XVII. The advantage of circumcision in obviating future venereal contagion is restricted by its principal advocate to one form (albeit the most important) of such disease. Even in this limited field the facts adduced appear open to dispute, and greatly to need confirmation by independent observers.
XVIII. In the hands of careless or inexperienced operators the surgical operation of circumcision has been followed by the most disastrous permanent consequences.
XIX. In face of the facts here set forth, it is NOT advisable to apply the operation of circumcision, as a remedy for congenital phimosis, to Christian infants; much less to extend this, as a routine custom, to the whole male population.
FOOTNOTES:
[27] The word 'adhesion' in the previous pages is employed solely as a term of convenience, to denote this imperfect separation, and does not imply any analogy to inflammatory processes.
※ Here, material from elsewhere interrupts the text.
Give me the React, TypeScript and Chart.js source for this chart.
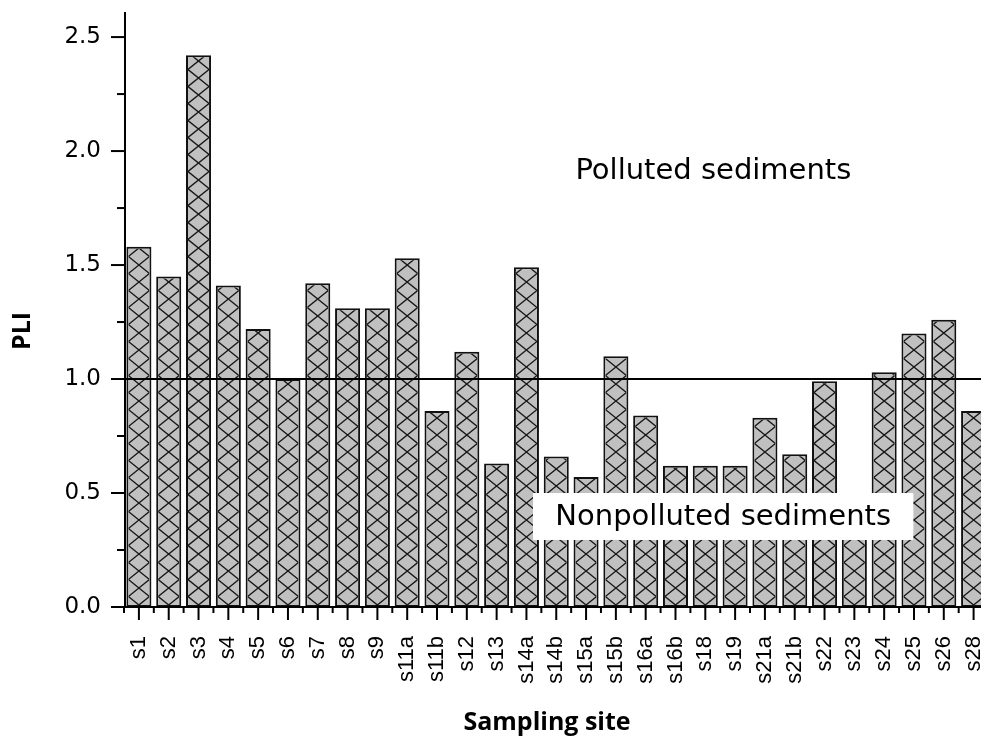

[28] The writer first drew attention to the advantages of this method of treatment in the British Medical Journal, Nov. 15, 1874. Having instituted a tolerably extensive search through the medical literature of the preceding three or four decades, he is unable to find any account of a case in which the procedure failed to effect a permanent cure, unless there had existed previous disease.
[29] A fatal case, after circumcision for gonorrhœal inflammation, in a youth of 17, is reported in the Lancet, Feb. 25, 1882. Death took place on the eighth day apparently from septicæmic pneumonia.